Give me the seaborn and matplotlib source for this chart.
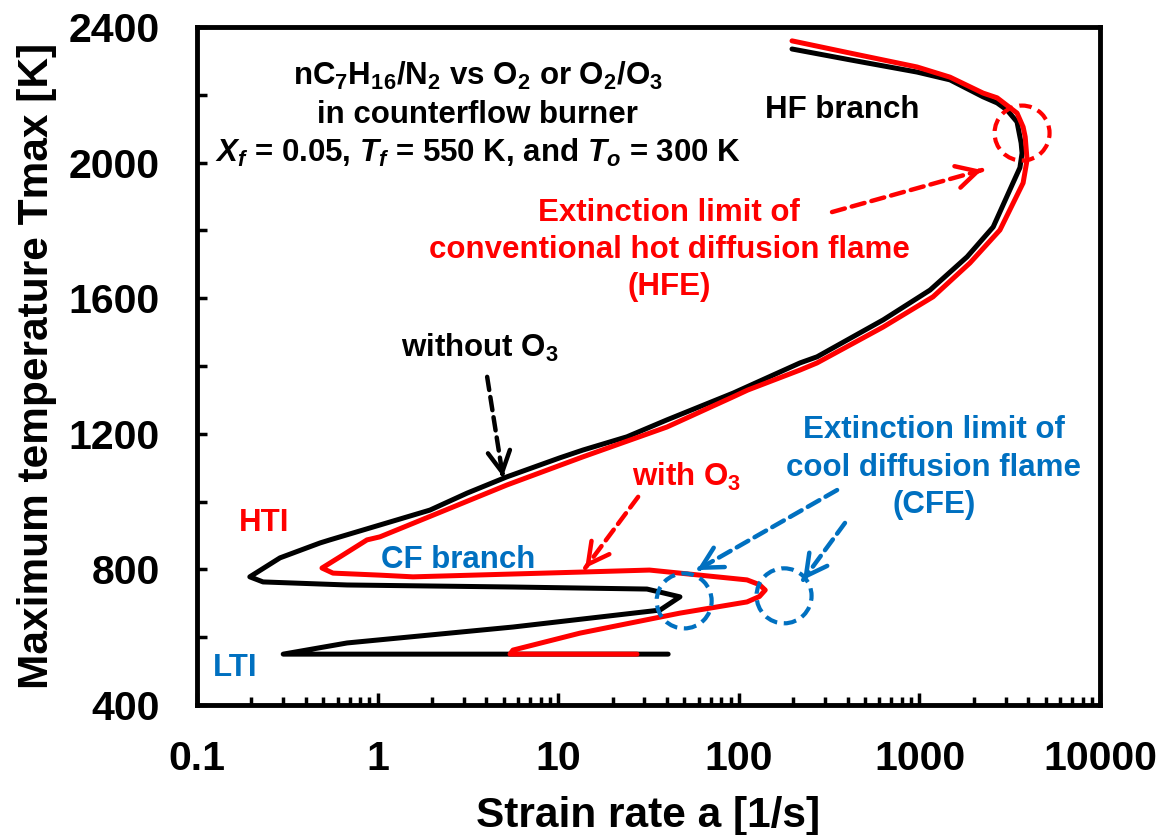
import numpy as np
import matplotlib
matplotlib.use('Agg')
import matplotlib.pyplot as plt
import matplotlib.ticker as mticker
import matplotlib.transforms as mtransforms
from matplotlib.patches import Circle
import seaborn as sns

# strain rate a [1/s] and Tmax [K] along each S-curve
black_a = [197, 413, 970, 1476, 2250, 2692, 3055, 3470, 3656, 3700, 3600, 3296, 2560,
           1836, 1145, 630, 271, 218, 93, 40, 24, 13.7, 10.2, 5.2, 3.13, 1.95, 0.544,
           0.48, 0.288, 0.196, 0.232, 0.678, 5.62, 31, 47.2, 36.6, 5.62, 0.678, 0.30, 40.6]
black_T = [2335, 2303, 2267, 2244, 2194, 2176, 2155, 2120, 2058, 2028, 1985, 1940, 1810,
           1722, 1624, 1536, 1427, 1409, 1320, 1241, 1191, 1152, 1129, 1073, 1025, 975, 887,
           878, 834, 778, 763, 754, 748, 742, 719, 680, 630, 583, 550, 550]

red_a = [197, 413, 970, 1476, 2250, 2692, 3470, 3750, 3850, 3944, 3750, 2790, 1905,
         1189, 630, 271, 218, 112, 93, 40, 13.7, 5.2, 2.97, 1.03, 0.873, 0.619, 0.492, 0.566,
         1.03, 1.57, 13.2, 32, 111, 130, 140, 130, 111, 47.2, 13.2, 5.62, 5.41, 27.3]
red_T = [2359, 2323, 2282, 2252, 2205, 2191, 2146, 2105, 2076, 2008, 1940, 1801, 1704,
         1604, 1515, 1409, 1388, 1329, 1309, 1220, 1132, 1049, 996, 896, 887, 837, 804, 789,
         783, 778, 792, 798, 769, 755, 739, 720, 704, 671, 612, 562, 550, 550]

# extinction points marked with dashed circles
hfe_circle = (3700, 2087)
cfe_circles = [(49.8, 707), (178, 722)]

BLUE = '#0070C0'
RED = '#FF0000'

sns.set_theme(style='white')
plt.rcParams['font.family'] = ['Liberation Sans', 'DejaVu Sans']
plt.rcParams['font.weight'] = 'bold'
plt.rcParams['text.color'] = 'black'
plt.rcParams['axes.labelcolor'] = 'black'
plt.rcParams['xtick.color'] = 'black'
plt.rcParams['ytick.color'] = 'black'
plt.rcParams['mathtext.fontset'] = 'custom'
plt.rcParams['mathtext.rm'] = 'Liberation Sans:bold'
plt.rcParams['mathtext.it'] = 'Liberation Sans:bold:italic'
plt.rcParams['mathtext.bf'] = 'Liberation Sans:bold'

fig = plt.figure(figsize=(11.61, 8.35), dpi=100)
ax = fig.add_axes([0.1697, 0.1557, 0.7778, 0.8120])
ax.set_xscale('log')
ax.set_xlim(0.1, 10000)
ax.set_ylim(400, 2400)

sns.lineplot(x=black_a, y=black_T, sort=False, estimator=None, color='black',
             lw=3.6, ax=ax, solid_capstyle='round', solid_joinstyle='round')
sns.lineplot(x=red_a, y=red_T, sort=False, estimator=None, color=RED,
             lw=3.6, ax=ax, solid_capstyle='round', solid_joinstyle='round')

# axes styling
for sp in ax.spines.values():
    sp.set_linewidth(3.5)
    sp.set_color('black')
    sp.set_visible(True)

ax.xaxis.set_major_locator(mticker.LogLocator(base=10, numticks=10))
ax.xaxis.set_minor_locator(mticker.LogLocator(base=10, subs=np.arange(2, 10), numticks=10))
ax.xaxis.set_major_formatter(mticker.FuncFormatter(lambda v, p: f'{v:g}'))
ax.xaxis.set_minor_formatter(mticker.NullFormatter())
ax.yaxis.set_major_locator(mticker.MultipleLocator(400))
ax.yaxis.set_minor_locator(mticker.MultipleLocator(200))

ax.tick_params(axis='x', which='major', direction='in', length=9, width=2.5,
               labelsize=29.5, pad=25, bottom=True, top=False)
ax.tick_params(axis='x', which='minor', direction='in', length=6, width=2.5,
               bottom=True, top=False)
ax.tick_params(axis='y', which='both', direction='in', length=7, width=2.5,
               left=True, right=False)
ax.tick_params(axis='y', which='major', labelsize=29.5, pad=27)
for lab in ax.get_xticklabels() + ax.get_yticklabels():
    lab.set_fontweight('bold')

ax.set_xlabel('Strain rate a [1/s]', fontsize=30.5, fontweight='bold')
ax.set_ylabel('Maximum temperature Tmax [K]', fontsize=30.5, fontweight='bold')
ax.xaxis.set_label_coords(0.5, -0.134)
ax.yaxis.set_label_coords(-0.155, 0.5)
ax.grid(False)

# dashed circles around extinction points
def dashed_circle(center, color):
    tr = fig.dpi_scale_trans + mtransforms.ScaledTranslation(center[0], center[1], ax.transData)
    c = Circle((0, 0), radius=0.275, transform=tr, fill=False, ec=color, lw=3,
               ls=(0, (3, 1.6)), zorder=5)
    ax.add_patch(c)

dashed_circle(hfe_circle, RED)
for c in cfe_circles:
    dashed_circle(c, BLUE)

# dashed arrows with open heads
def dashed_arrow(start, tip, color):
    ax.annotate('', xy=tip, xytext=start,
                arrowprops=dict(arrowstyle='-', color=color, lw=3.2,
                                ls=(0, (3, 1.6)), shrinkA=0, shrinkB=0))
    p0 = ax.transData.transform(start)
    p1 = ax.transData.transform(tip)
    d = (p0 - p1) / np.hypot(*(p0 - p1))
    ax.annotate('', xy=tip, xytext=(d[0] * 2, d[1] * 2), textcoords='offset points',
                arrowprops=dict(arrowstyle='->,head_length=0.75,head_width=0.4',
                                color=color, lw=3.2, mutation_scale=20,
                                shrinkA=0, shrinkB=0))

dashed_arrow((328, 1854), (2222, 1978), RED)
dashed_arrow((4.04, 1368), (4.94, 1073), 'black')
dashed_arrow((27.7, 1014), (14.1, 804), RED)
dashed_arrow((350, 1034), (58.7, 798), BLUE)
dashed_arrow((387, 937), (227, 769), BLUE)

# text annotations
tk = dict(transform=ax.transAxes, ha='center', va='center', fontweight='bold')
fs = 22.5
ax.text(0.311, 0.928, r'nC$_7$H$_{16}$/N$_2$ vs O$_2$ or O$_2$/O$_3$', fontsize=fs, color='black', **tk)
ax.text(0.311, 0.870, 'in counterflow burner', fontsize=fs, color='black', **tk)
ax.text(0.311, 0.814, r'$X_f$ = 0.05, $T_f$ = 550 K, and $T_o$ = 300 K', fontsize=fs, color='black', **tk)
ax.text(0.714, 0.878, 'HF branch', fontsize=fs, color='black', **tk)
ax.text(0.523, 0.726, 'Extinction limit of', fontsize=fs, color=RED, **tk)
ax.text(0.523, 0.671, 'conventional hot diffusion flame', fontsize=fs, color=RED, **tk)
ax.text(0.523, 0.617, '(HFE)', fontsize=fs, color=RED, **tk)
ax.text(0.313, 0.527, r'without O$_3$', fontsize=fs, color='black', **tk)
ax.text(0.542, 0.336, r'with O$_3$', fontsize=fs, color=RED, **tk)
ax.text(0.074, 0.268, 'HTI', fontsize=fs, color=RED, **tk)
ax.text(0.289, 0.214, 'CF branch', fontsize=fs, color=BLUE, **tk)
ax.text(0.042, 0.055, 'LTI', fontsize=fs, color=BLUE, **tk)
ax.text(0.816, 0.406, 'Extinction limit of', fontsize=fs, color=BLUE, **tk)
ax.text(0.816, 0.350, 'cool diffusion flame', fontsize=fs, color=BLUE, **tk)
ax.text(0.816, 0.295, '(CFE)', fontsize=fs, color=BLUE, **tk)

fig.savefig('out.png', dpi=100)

****************************************

## Task objective
Except for the pictures, reproduce every line exactly.

## Result for this exercise
Give me the seaborn and matplotlib source for this chart.
import numpy as np
import matplotlib
matplotlib.use('Agg')
import matplotlib.pyplot as plt
import matplotlib.ticker as mticker
import matplotlib.transforms as mtransforms
from matplotlib.patches import Circle
import seaborn as sns

# strain rate a [1/s] and Tmax [K] along each S-curve
black_a = [197, 413, 970, 1476, 2250, 2692, 3055, 3470, 3656, 3700, 3600, 3296, 2560,
           1836, 1145, 630, 271, 218, 93, 40, 24, 13.7, 10.2, 5.2, 3.13, 1.95, 0.544,
           0.48, 0.288, 0.196, 0.232, 0.678, 5.62, 31, 47.2, 36.6, 5.62, 0.678, 0.30, 40.6]
black_T = [2335, 2303, 2267, 2244, 2194, 2176, 2155, 2120, 2058, 2028, 1985, 1940, 1810,
           1722, 1624, 1536, 1427, 1409, 1320, 1241, 1191, 1152, 1129, 1073, 1025, 975, 887,
           878, 834, 778, 763, 754, 748, 742, 719, 680, 630, 583, 550, 550]

red_a = [197, 413, 970, 1476, 2250, 2692, 3470, 3750, 3850, 3944, 3750, 2790, 1905,
         1189, 630, 271, 218, 112, 93, 40, 13.7, 5.2, 2.97, 1.03, 0.873, 0.619, 0.492, 0.566,
         1.03, 1.57, 13.2, 32, 111, 130, 140, 130, 111, 47.2, 13.2, 5.62, 5.41, 27.3]
red_T = [2359, 2323, 2282, 2252, 2205, 2191, 2146, 2105, 2076, 2008, 1940, 1801, 1704,
         1604, 1515, 1409, 1388, 1329, 1309, 1220, 1132, 1049, 996, 896, 887, 837, 804, 789,
         783, 778, 792, 798, 769, 755, 739, 720, 704, 671, 612, 562, 550, 550]

# extinction points marked with dashed circles
hfe_circle = (3700, 2087)
cfe_circles = [(49.8, 707), (178, 722)]

BLUE = '#0070C0'
RED = '#FF0000'

sns.set_theme(style='white')
plt.rcParams['font.family'] = ['Liberation Sans', 'DejaVu Sans']
plt.rcParams['font.weight'] = 'bold'
plt.rcParams['text.color'] = 'black'
plt.rcParams['axes.labelcolor'] = 'black'
plt.rcParams['xtick.color'] = 'black'
plt.rcParams['ytick.color'] = 'black'
plt.rcParams['mathtext.fontset'] = 'custom'
plt.rcParams['mathtext.rm'] = 'Liberation Sans:bold'
plt.rcParams['mathtext.it'] = 'Liberation Sans:bold:italic'
plt.rcParams['mathtext.bf'] = 'Liberation Sans:bold'

fig = plt.figure(figsize=(11.61, 8.35), dpi=100)
ax = fig.add_axes([0.1697, 0.1557, 0.7778, 0.8120])
ax.set_xscale('log')
ax.set_xlim(0.1, 10000)
ax.set_ylim(400, 2400)

sns.lineplot(x=black_a, y=black_T, sort=False, estimator=None, color='black',
             lw=3.6, ax=ax, solid_capstyle='round', solid_joinstyle='round')
sns.lineplot(x=red_a, y=red_T, sort=False, estimator=None, color=RED,
             lw=3.6, ax=ax, solid_capstyle='round', solid_joinstyle='round')

# axes styling
for sp in ax.spines.values():
    sp.set_linewidth(3.5)
    sp.set_color('black')
    sp.set_visible(True)

ax.xaxis.set_major_locator(mticker.LogLocator(base=10, numticks=10))
ax.xaxis.set_minor_locator(mticker.LogLocator(base=10, subs=np.arange(2, 10), numticks=10))
ax.xaxis.set_major_formatter(mticker.FuncFormatter(lambda v, p: f'{v:g}'))
ax.xaxis.set_minor_formatter(mticker.NullFormatter())
ax.yaxis.set_major_locator(mticker.MultipleLocator(400))
ax.yaxis.set_minor_locator(mticker.MultipleLocator(200))

ax.tick_params(axis='x', which='major', direction='in', length=9, width=2.5,
               labelsize=29.5, pad=25, bottom=True, top=False)
ax.tick_params(axis='x', which='minor', direction='in', length=6, width=2.5,
               bottom=True, top=False)
ax.tick_params(axis='y', which='both', direction='in', length=7, width=2.5,
               left=True, right=False)
ax.tick_params(axis='y', which='major', labelsize=29.5, pad=27)
for lab in ax.get_xticklabels() + ax.get_yticklabels():
    lab.set_fontweight('bold')

ax.set_xlabel('Strain rate a [1/s]', fontsize=30.5, fontweight='bold')
ax.set_ylabel('Maximum temperature Tmax [K]', fontsize=30.5, fontweight='bold')
ax.xaxis.set_label_coords(0.5, -0.134)
ax.yaxis.set_label_coords(-0.155, 0.5)
ax.grid(False)

# dashed circles around extinction points
def dashed_circle(center, color):
    tr = fig.dpi_scale_trans + mtransforms.ScaledTranslation(center[0], center[1], ax.transData)
    c = Circle((0, 0), radius=0.275, transform=tr, fill=False, ec=color, lw=3,
               ls=(0, (3, 1.6)), zorder=5)
    ax.add_patch(c)

dashed_circle(hfe_circle, RED)
for c in cfe_circles:
    dashed_circle(c, BLUE)

# dashed arrows with open heads
def dashed_arrow(start, tip, color):
    ax.annotate('', xy=tip, xytext=start,
                arrowprops=dict(arrowstyle='-', color=color, lw=3.2,
                                ls=(0, (3, 1.6)), shrinkA=0, shrinkB=0))
    p0 = ax.transData.transform(start)
    p1 = ax.transData.transform(tip)
    d = (p0 - p1) / np.hypot(*(p0 - p1))
    ax.annotate('', xy=tip, xytext=(d[0] * 2, d[1] * 2), textcoords='offset points',
                arrowprops=dict(arrowstyle='->,head_length=0.75,head_width=0.4',
                                color=color, lw=3.2, mutation_scale=20,
                                shrinkA=0, shrinkB=0))

dashed_arrow((328, 1854), (2222, 1978), RED)
dashed_arrow((4.04, 1368), (4.94, 1073), 'black')
dashed_arrow((27.7, 1014), (14.1, 804), RED)
dashed_arrow((350, 1034), (58.7, 798), BLUE)
dashed_arrow((387, 937), (227, 769), BLUE)

# text annotations
tk = dict(transform=ax.transAxes, ha='center', va='center', fontweight='bold')
fs = 22.5
ax.text(0.311, 0.928, r'nC$_7$H$_{16}$/N$_2$ vs O$_2$ or O$_2$/O$_3$', fontsize=fs, color='black', **tk)
ax.text(0.311, 0.870, 'in counterflow burner', fontsize=fs, color='black', **tk)
ax.text(0.311, 0.814, r'$X_f$ = 0.05, $T_f$ = 550 K, and $T_o$ = 300 K', fontsize=fs, color='black', **tk)
ax.text(0.714, 0.878, 'HF branch', fontsize=fs, color='black', **tk)
ax.text(0.523, 0.726, 'Extinction limit of', fontsize=fs, color=RED, **tk)
ax.text(0.523, 0.671, 'conventional hot diffusion flame', fontsize=fs, color=RED, **tk)
ax.text(0.523, 0.617, '(HFE)', fontsize=fs, color=RED, **tk)
ax.text(0.313, 0.527, r'without O$_3$', fontsize=fs, color='black', **tk)
ax.text(0.542, 0.336, r'with O$_3$', fontsize=fs, color=RED, **tk)
ax.text(0.074, 0.268, 'HTI', fontsize=fs, color=RED, **tk)
ax.text(0.289, 0.214, 'CF branch', fontsize=fs, color=BLUE, **tk)
ax.text(0.042, 0.055, 'LTI', fontsize=fs, color=BLUE, **tk)
ax.text(0.816, 0.406, 'Extinction limit of', fontsize=fs, color=BLUE, **tk)
ax.text(0.816, 0.350, 'cool diffusion flame', fontsize=fs, color=BLUE, **tk)
ax.text(0.816, 0.295, '(CFE)', fontsize=fs, color=BLUE, **tk)

fig.savefig('out.png', dpi=100)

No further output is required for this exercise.